It is known that every cubic Hamiltonian graph has at least three Hamiltonian cycles (by Tutte's theorem that every edge of a cubic graph belongs to an even number of Hamiltonian cycles)
Is it true that every cubic 3-connected planar Hamiltonian graph $G$ has three Hamiltonian cycles $C_1,C_2$ and $C_3$ such that every edge of $G$ belongs to exactly two of those cycles?
Clarification: we did not force that $G$ should have exactly three Hamiltonian cycles
Context: Quoting from Acyclically 4-colorable triangulations,
Observe that a triangulation $G$ ....(has property P)... if and only if its dual graph $G^*$ contains three Hamiltonian cycles such that each edge of $G^*$ is just contained in two of them. Since the problem of deciding whether a planar cubic 3-connected graph contains a Hamiltonian cycle is NP-complete[Garey,Johnson and Tarjan], we can deduce the problem of deciding whether a triangulation ....(has property P).... is NP-complete
(clarification in quote: triangulation - maximal planar graph [Not related to chordal completion] )
From their words, it sounds like the answer to the question is yes. But I am clueless as to why. I could not find any counter example either.
If there were constructions to make second (and third) Hamiltonian cycle from a given one, then the construction might be of use. But this is a hard problem in itself (even when the graph is guaranteed to have more than one Hamiltonian cycle).

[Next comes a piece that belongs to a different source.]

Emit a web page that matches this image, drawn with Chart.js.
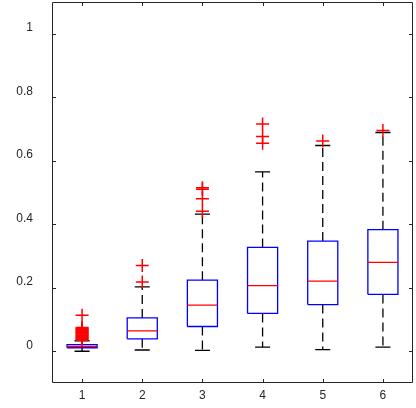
<!DOCTYPE html>
<html>
<head>
<meta charset="utf-8">
<script src="https://cdn.jsdelivr.net/npm/chart.js@4/dist/chart.umd.min.js"></script>
<style>
    html, body { margin: 0; padding: 0; background: #fff; }
    #wrap { width: 416px; height: 408px; }
</style>
</head>
<body>
<div id="wrap"><canvas id="boxCanvas"></canvas></div>
<script>
const categories = [1, 2, 3, 4, 5, 6];
const lowerWhisker = [0.0, 0.004, 0.003, 0.013, 0.005, 0.013];
const q1 = [0.011, 0.039, 0.078, 0.119, 0.147, 0.179];
const median = [0.015, 0.064, 0.145, 0.207, 0.221, 0.280];
const q3 = [0.021, 0.105, 0.224, 0.327, 0.347, 0.383];
const upperWhisker = [0.033, 0.203, 0.432, 0.565, 0.648, 0.689];
const outliers = [
    [0.035, 0.037, 0.040, 0.042, 0.044, 0.047, 0.049, 0.051, 0.054, 0.056,
     0.058, 0.061, 0.063, 0.065, 0.068, 0.070, 0.072, 0.075, 0.113],
    [0.218, 0.270],
    [0.441, 0.480, 0.510, 0.515],
    [0.655, 0.676, 0.716],
    [0.662],
    [0.695],
];
const yTicks = [0, 0.2, 0.4, 0.6, 0.8, 1];

const boxHalf = 0.25;
const capHalf = 0.125;

// each group of points becomes its own line piece, split by a null point
function pieces(build) {
    const pts = [];
    categories.forEach((c, i) => {
        build(c, i).forEach(seg => {
            pts.push(...seg, { x: c, y: null });
        });
    });
    return pts;
}

const boxPts = pieces((c, i) => [[
    { x: c - boxHalf, y: q1[i] }, { x: c + boxHalf, y: q1[i] },
    { x: c + boxHalf, y: q3[i] }, { x: c - boxHalf, y: q3[i] },
    { x: c - boxHalf, y: q1[i] },
]]);
const medianPts = pieces((c, i) => [[
    { x: c - boxHalf, y: median[i] }, { x: c + boxHalf, y: median[i] },
]]);
const whiskerPts = pieces((c, i) => [
    [{ x: c, y: q3[i] }, { x: c, y: upperWhisker[i] }],
    [{ x: c, y: q1[i] }, { x: c, y: lowerWhisker[i] }],
]);
const capPts = pieces((c, i) => [
    [{ x: c - capHalf, y: upperWhisker[i] }, { x: c + capHalf, y: upperWhisker[i] }],
    [{ x: c - capHalf, y: lowerWhisker[i] }, { x: c + capHalf, y: lowerWhisker[i] }],
]);
const outlierPts = [];
categories.forEach((c, i) => outliers[i].forEach(v => outlierPts.push({ x: c, y: v })));

const lineBase = {
    pointRadius: 0,
    borderWidth: 1.3,
    spanGaps: false,
    tension: 0,
    fill: false,
    borderJoinStyle: 'miter',
};

// matlab style frame with inward ticks on all four sides
const framePlugin = {
    id: 'frame',
    beforeDatasetsDraw(chart) {
        const { ctx, chartArea: a, scales } = chart;
        const t = 4;
        ctx.save();
        ctx.strokeStyle = '#262626';
        ctx.lineWidth = 1;
        ctx.beginPath();
        ctx.rect(a.left + 0.5, a.top + 0.5, a.right - a.left - 1, a.bottom - a.top - 1);
        categories.forEach(v => {
            const px = Math.round(scales.x.getPixelForValue(v)) + 0.5;
            ctx.moveTo(px, a.bottom);
            ctx.lineTo(px, a.bottom - t);
            ctx.moveTo(px, a.top);
            ctx.lineTo(px, a.top + t);
        });
        yTicks.forEach(v => {
            const py = Math.round(scales.y.getPixelForValue(v)) + 0.5;
            ctx.moveTo(a.left, py);
            ctx.lineTo(a.left + t, py);
            ctx.moveTo(a.right, py);
            ctx.lineTo(a.right - t, py);
        });
        ctx.stroke();
        ctx.restore();
    },
};

// keep the plot area fixed; labels are allowed to hang past it
function noPadding(s) {
    s.paddingTop = 0;
    s.paddingBottom = 0;
    s.paddingLeft = 0;
    s.paddingRight = 0;
}

new Chart(document.getElementById('boxCanvas'), {
    type: 'line',
    data: {
        datasets: [
            {
                label: 'Outliers',
                data: outlierPts,
                showLine: false,
                pointStyle: 'cross',
                pointRadius: 6.5,
                pointBorderWidth: 1.5,
                pointBorderColor: '#ff0000',
                pointBackgroundColor: '#ff0000',
            },
            { ...lineBase, label: 'Median', data: medianPts, borderColor: '#ff0000' },
            { ...lineBase, label: 'Box', data: boxPts, borderColor: '#0000ff' },
            { ...lineBase, label: 'Caps', data: capPts, borderColor: '#000000' },
            { ...lineBase, label: 'Whiskers', data: whiskerPts, borderColor: '#000000', borderDash: [9, 5] },
        ],
    },
    options: {
        responsive: true,
        maintainAspectRatio: false,
        animation: false,
        layout: { autoPadding: false, padding: { top: 2, right: 3, left: 0, bottom: 0 } },
        plugins: {
            legend: { display: false },
            tooltip: { enabled: false },
        },
        scales: {
            x: {
                type: 'linear',
                min: 0.5,
                max: 6.5,
                afterBuildTicks: s => { s.ticks = categories.map(v => ({ value: v })); },
                afterFit: s => { s.height = 25; noPadding(s); },
                grid: { display: false, drawTicks: false },
                border: { display: false },
                ticks: {
                    padding: 5,
                    color: '#262626',
                    font: { family: 'Liberation Sans', size: 12 },
                    maxRotation: 0,
                    callback: v => String(v),
                },
            },
            y: {
                type: 'linear',
                min: -0.1,
                max: 1.1,
                afterBuildTicks: s => { s.ticks = yTicks.map(v => ({ value: v })); },
                afterFit: s => { s.width = 52; noPadding(s); },
                grid: { display: false, drawTicks: false },
                border: { display: false },
                ticks: {
                    padding: 19,
                    labelOffset: -6,
                    color: '#262626',
                    font: { family: 'Liberation Sans', size: 12 },
                    callback: v => String(v),
                },
            },
        },
    },
    plugins: [framePlugin],
});
</script>
</body>
</html>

It is easy to see that a cubic Hamiltonian graph has a 3-edge colouring. But, that doesn't seem to help either . (If we have a 3-edge colouring such that subgraph induced by edges coloured 1,2 is a Hamiltonian cycle, from that alone we can not say that edges coloured 2,3 (or 1,3) will form a Hamiltonian cycle. [I think most of the time they will not be]).